Some special characters are not saved correctly when converting from doc to pdf or png

When converting Microsoft Word DOC files to PDF or PNG files, we found some characters are not saved correctly.


I created a simply test case with a few lines:

public void testSpecialCharacters() throws Exception {
InputStream inputStream = getClass().getResourceAsStream("/docs/P331_Jun_17,_2014_75742.doc");
Document document = new Document(inputStream);

File pdfFile = new File(FileUtils.getTempDirectory(), “P331_Jun_17,_2014_75742.pdf”);
document.save(new FileOutputStream(pdfFile), SaveFormat.PDF);
log.debug(“Saved PDF document to: {}”, pdfFile.getAbsolutePath());
Assert.assertTrue(pdfFile.exists());

File pngFile = new File(FileUtils.getTempDirectory(), “P331_Jun_17,_2014_75742.png”);
document.save(new FileOutputStream(pngFile), SaveFormat.PNG);
log.debug(“Saved PNG document to: {}”, pngFile.getAbsolutePath());
Assert.assertTrue(pdfFile.exists());
}

I’ve attached all the test files to this post, include the DOC file, and output PDF and PNG files. You can see that some characters are shown as boxes in the output PDF and PNG files.

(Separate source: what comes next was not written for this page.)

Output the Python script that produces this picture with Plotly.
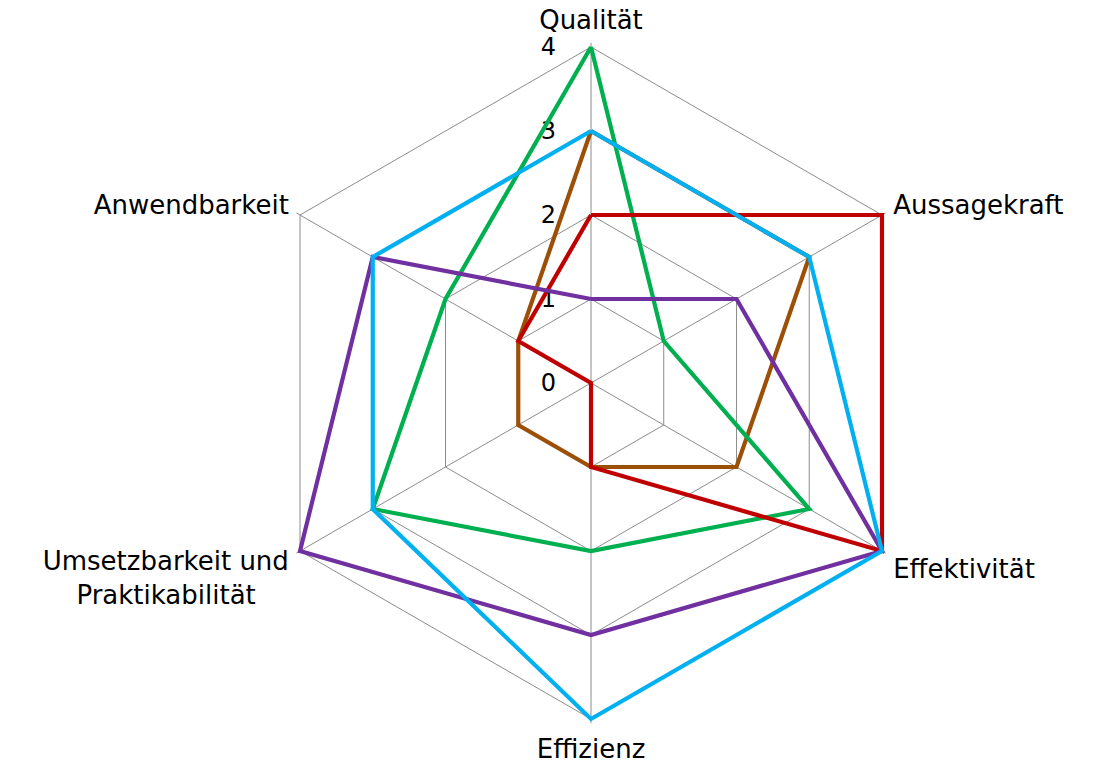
import plotly.graph_objects as go

NB = "\u00a0"
categories = ["Qualität", "Aussagekraft", "Effektivität", "Effizienz",
              "Umsetzbarkeit und<br>Praktikabilität" + NB * 4, "Anwendbarkeit"]

brown = [3, 3, 2, 1, 1, 1]
green = [4, 1, 3, 2, 3, 2]
red = [2, 4, 4, 1, 0, 1]
purple = [1, 2, 4, 3, 4, 3]
blue = [3, 3, 4, 4, 3, 3]

series = [
    ("Reihe 1", brown, "#9C4F06"),
    ("Reihe 2", green, "#00B050"),
    ("Reihe 3", red, "#C00000"),
    ("Reihe 4", purple, "#7030A0"),
    ("Reihe 5", blue, "#00B0F0"),
]

radial_ticks = [0, 1, 2, 3, 4]
r_max = 4.05

fig = go.Figure()
for name, vals, col in series:
    fig.add_trace(go.Scatterpolar(
        r=vals + [vals[0]],
        theta=categories + [categories[0]],
        mode="lines",
        name=name,
        line=dict(color=col, width=4.2),
        cliponaxis=False,
        hoverinfo="skip",
    ))

W, H = 1102, 764
cx, cy = 591, 383
R = 336 * r_max / 4
fig.update_layout(
    width=W, height=H,
    margin=dict(l=0, r=0, t=0, b=0),
    paper_bgcolor="white",
    showlegend=False,
    font=dict(family="DejaVu Sans", size=26, color="black"),
    polar=dict(
        domain=dict(x=[(cx - R) / W, (cx + R) / W],
                    y=[(H - cy - R) / H, (H - cy + R) / H]),
        bgcolor="white",
        gridshape="linear",
        radialaxis=dict(
            range=[0, r_max],
            tickvals=radial_ticks,
            angle=90,
            side="counterclockwise",
            tickangle=90,
            showline=False,
            gridcolor="#8C8C8C",
            gridwidth=1,
            ticks="outside",
            ticklen=26,
            tickcolor="rgba(0,0,0,0)",
            tickfont=dict(size=24, family="DejaVu Sans"),
            layer="below traces",
        ),
        angularaxis=dict(
            rotation=90,
            direction="clockwise",
            showline=False,
            gridcolor="#8C8C8C",
            gridwidth=1,
            ticks="outside",
            ticklen=3,
            tickcolor="rgba(0,0,0,0)",
            tickfont=dict(size=26, family="DejaVu Sans"),
            layer="below traces",
        ),
    ),
)

fig.write_html("out.html")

I guess this could be a bug of Aspose Words for Java library, please check and confirm. These special characters are very important in our documents.

Thanks,
Jake

Hi Jake,

Please accept my apologies for late response.

Thanks for your
inquiry. Please note that Aspose.Words requires TrueType fonts when
rendering documents to fixed-page formats (PDF, XPS or SWF). Make sure
you have all the Fonts installed on your machine you’re using to convert
Word document to PDF format. I would suggest you please read the
following articles:

http://www.aspose.com/docs/display/wordsjava/How+to++Specify+True+Type+Fonts+Location
http://www.aspose.com/docs/display/wordsjava/How+Aspose.Words+Uses+True+Type+Fonts

I would suggest you please upgrade to the latest version (v14.6.0) from here and let us know how it goes on your side. Hope this helps you.

If
you still face problem, please share following detail for investigation purposes.

  • What environment are you running on?
    • OS (Windows Version or Linux Version)
    • Architecture (32 / 64 bit)
    • Java version


Hi Tahir,


Thanks for the reply.

We’ve upgraded to Aspose.Words v14.6.0, and I tested it again, it still didn’t work for a few characters (not all special characters).

This issue occurred on both Mac (my dev machine) and Linux (the prod environment).

I checked that all TrueType fonts seem in place, including symbol.ttf and wingding.ttf copied from Windows machine.

The environment of my test is:

OS: Mac OS X 10.9.3 (13D65)
Arch: 64bit
Jave version:
----------------------
java version "1.7.0_51"
Java™ SE Runtime Environment (build 1.7.0_51-b13)
Java HotSpot™ 64-Bit Server VM (build 24.51-b03, mixed mode)
----------------------

Could you please have a try on the test files I attached?

Thanks,
Jake

Hi Jake,

Thanks for sharing the detail.

I have tested the scenario and have managed to reproduce the same issue at my side. For the sake of correction, I have logged this problem in our issue tracking system as WORDSJAVA-910. I have linked this forum thread to the same issue and you will be notified via this forum thread once this issue is resolved.

We apologize for your inconvenience.

Hi Jake,

Thanks for your patience.

Could you please copy all fonts from Windows to your Linux operating system and use FontSettings.setFontsFolder method and let us know if you still face the issue? Please read following documentation link for your kind reference.
http://www.aspose.com/docs/display/wordsjava/How+to++Install+True+Type+Fonts+on+Linux

It worked. Thanks.

Hi Jake,

Thanks for your feedback. Please feel free to ask if you have any question about Aspose.Words, we will be happy to help you.